• [Directions]: Every record must be transcribed in its entirety, apart from the images, which are to be omitted.
**** Entries provided ****
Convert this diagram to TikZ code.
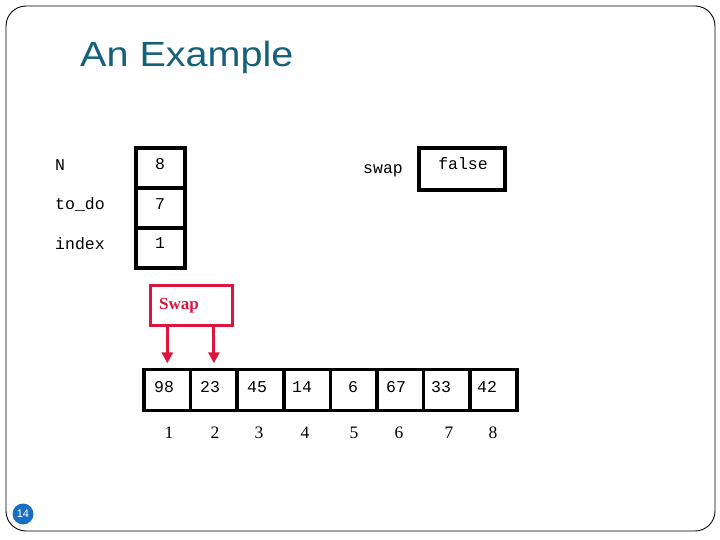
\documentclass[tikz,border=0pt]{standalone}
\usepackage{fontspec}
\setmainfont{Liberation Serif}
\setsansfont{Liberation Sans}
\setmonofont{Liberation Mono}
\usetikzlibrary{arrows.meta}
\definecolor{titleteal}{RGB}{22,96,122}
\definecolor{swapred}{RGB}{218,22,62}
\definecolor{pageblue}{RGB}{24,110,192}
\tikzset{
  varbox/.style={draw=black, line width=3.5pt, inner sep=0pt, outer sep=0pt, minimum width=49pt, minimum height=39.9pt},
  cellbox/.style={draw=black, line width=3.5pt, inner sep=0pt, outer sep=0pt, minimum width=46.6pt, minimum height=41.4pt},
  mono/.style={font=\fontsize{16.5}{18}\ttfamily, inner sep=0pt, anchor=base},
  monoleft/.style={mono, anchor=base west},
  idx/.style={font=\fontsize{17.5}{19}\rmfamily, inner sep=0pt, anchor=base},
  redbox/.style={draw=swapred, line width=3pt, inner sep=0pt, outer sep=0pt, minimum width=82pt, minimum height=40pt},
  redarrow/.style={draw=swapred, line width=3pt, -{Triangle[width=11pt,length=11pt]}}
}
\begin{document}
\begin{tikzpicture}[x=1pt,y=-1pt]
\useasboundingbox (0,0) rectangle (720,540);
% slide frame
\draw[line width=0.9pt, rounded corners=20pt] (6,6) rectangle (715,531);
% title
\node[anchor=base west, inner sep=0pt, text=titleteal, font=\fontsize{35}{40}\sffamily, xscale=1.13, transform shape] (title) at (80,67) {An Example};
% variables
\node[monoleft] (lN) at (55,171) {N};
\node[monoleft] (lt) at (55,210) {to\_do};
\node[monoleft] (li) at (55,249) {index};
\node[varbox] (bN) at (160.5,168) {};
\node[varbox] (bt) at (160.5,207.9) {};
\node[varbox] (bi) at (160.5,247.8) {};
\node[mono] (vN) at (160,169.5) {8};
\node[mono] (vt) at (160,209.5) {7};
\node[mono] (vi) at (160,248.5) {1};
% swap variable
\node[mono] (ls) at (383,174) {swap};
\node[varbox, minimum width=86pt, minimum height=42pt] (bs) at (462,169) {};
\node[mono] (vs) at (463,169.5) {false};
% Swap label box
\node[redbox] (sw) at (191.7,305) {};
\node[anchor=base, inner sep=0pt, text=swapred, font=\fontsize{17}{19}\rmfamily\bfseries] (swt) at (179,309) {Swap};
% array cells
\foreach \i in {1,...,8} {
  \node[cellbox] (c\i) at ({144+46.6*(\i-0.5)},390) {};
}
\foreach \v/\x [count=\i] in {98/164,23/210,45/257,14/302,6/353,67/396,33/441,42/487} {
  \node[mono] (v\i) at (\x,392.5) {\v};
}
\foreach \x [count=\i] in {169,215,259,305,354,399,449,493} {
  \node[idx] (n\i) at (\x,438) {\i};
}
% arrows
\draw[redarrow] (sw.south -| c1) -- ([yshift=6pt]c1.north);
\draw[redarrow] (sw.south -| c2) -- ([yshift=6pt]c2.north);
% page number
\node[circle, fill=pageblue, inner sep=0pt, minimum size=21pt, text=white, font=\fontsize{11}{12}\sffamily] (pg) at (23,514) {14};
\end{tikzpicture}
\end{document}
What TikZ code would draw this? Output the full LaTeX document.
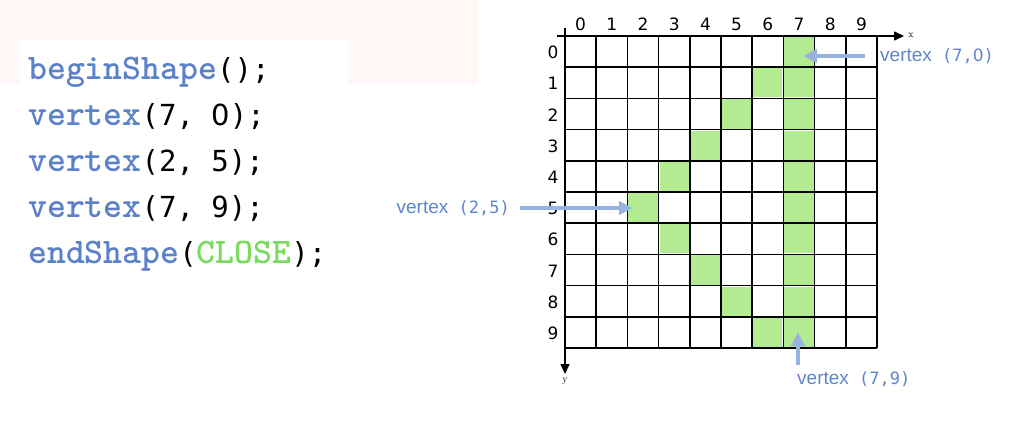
****
• [Result below]:
Convert this diagram to TikZ code.
\documentclass[tikz,border=0pt]{standalone}
\usepackage{fontspec}
\setmainfont{Liberation Serif}
\setsansfont{Liberation Sans}
\setmonofont{Liberation Mono}
\usetikzlibrary{arrows.meta}
\definecolor{titleteal}{RGB}{22,96,122}
\definecolor{swapred}{RGB}{218,22,62}
\definecolor{pageblue}{RGB}{24,110,192}
\tikzset{
  varbox/.style={draw=black, line width=3.5pt, inner sep=0pt, outer sep=0pt, minimum width=49pt, minimum height=39.9pt},
  cellbox/.style={draw=black, line width=3.5pt, inner sep=0pt, outer sep=0pt, minimum width=46.6pt, minimum height=41.4pt},
  mono/.style={font=\fontsize{16.5}{18}\ttfamily, inner sep=0pt, anchor=base},
  monoleft/.style={mono, anchor=base west},
  idx/.style={font=\fontsize{17.5}{19}\rmfamily, inner sep=0pt, anchor=base},
  redbox/.style={draw=swapred, line width=3pt, inner sep=0pt, outer sep=0pt, minimum width=82pt, minimum height=40pt},
  redarrow/.style={draw=swapred, line width=3pt, -{Triangle[width=11pt,length=11pt]}}
}
\begin{document}
\begin{tikzpicture}[x=1pt,y=-1pt]
\useasboundingbox (0,0) rectangle (720,540);
% slide frame
\draw[line width=0.9pt, rounded corners=20pt] (6,6) rectangle (715,531);
% title
\node[anchor=base west, inner sep=0pt, text=titleteal, font=\fontsize{35}{40}\sffamily, xscale=1.13, transform shape] (title) at (80,67) {An Example};
% variables
\node[monoleft] (lN) at (55,171) {N};
\node[monoleft] (lt) at (55,210) {to\_do};
\node[monoleft] (li) at (55,249) {index};
\node[varbox] (bN) at (160.5,168) {};
\node[varbox] (bt) at (160.5,207.9) {};
\node[varbox] (bi) at (160.5,247.8) {};
\node[mono] (vN) at (160,169.5) {8};
\node[mono] (vt) at (160,209.5) {7};
\node[mono] (vi) at (160,248.5) {1};
% swap variable
\node[mono] (ls) at (383,174) {swap};
\node[varbox, minimum width=86pt, minimum height=42pt] (bs) at (462,169) {};
\node[mono] (vs) at (463,169.5) {false};
% Swap label box
\node[redbox] (sw) at (191.7,305) {};
\node[anchor=base, inner sep=0pt, text=swapred, font=\fontsize{17}{19}\rmfamily\bfseries] (swt) at (179,309) {Swap};
% array cells
\foreach \i in {1,...,8} {
  \node[cellbox] (c\i) at ({144+46.6*(\i-0.5)},390) {};
}
\foreach \v/\x [count=\i] in {98/164,23/210,45/257,14/302,6/353,67/396,33/441,42/487} {
  \node[mono] (v\i) at (\x,392.5) {\v};
}
\foreach \x [count=\i] in {169,215,259,305,354,399,449,493} {
  \node[idx] (n\i) at (\x,438) {\i};
}
% arrows
\draw[redarrow] (sw.south -| c1) -- ([yshift=6pt]c1.north);
\draw[redarrow] (sw.south -| c2) -- ([yshift=6pt]c2.north);
% page number
\node[circle, fill=pageblue, inner sep=0pt, minimum size=21pt, text=white, font=\fontsize{11}{12}\sffamily] (pg) at (23,514) {14};
\end{tikzpicture}
\end{document}
What TikZ code would draw this? Output the full LaTeX document.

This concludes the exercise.